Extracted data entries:

++++

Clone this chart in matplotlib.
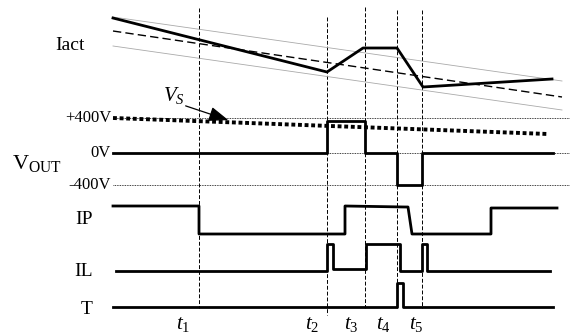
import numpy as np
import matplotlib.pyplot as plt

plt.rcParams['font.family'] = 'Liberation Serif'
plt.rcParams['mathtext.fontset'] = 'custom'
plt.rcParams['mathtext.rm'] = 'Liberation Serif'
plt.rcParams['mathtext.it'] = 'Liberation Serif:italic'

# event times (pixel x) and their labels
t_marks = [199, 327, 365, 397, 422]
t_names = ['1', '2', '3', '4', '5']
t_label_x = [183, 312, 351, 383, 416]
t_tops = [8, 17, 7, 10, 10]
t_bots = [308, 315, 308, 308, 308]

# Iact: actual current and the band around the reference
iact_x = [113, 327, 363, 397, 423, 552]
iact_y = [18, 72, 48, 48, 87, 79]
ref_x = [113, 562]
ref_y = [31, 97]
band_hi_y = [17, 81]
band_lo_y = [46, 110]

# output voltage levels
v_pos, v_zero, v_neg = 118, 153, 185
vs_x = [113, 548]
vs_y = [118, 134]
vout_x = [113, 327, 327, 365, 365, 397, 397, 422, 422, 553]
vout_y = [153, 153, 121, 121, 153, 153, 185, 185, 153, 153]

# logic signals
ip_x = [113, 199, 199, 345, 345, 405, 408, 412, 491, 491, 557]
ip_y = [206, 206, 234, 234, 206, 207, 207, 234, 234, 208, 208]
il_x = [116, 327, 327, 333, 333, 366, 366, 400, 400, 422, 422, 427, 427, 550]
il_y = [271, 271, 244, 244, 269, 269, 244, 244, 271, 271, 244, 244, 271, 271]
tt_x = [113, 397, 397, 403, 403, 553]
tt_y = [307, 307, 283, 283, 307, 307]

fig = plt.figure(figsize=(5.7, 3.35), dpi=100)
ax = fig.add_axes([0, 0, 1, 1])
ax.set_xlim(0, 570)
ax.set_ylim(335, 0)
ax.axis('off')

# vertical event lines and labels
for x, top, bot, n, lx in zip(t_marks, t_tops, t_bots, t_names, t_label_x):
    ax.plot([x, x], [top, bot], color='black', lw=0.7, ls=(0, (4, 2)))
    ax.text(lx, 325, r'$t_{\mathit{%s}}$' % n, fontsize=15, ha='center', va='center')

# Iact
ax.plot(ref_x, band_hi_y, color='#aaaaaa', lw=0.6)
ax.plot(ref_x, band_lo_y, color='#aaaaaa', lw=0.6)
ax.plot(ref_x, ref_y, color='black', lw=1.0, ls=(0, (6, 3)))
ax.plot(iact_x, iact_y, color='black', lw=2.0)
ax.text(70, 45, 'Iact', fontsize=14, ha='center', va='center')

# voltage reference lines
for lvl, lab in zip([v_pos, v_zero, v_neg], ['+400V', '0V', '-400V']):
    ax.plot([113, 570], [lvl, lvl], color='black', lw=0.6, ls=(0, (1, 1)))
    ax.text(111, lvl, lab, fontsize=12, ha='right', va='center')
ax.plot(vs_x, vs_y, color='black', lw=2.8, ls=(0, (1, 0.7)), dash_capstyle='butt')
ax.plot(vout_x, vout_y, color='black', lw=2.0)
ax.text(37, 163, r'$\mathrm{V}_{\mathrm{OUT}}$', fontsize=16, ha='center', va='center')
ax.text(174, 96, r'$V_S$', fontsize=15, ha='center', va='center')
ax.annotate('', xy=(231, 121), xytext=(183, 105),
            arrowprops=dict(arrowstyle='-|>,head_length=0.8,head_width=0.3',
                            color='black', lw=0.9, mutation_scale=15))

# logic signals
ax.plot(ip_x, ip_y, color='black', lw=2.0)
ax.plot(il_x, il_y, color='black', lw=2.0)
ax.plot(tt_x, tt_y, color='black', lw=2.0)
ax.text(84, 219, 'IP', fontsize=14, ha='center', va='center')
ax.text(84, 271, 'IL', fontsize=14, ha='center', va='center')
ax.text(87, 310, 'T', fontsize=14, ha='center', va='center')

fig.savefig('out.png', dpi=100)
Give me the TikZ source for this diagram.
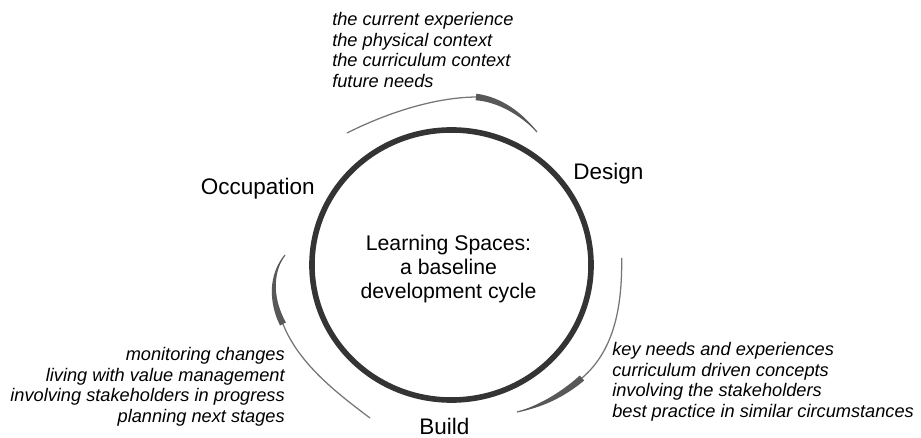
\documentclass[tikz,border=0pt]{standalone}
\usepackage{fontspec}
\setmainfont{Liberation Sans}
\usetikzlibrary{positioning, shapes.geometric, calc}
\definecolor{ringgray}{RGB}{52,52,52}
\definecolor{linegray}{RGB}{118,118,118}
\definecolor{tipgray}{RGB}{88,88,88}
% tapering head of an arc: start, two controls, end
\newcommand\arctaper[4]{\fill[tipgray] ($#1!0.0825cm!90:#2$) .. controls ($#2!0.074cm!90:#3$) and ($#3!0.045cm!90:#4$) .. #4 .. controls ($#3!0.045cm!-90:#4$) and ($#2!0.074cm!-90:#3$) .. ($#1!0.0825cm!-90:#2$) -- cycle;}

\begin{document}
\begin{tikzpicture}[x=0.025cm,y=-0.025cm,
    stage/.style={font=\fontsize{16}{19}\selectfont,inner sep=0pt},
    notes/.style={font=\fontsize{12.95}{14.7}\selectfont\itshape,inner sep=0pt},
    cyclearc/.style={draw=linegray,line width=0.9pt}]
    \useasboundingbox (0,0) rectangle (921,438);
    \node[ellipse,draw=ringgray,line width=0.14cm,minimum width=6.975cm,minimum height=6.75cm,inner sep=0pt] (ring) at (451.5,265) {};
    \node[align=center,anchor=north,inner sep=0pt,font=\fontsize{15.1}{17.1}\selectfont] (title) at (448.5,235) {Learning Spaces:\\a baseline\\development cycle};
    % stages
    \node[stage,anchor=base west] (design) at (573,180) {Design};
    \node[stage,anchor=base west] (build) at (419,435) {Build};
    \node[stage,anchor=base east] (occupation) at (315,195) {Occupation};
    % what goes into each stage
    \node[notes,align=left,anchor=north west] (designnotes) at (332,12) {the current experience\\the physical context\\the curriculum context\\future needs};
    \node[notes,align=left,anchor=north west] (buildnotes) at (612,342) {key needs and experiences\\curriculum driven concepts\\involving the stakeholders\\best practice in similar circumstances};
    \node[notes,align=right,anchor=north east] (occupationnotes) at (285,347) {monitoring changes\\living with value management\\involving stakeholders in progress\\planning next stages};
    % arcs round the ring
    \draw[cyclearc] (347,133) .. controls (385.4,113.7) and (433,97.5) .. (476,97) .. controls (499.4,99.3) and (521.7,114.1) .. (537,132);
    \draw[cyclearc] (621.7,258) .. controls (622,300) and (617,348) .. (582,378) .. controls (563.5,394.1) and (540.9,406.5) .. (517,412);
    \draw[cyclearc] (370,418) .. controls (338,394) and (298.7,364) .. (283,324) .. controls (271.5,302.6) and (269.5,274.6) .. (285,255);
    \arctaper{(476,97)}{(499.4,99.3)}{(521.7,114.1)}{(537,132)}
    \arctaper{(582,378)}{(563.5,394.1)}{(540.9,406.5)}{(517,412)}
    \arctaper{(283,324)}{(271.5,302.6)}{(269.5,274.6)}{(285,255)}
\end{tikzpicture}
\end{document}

++++

**Problem to work on:**
Determine how many lines include the word "matplotlib" and report that number by itself.

**Task response:**
2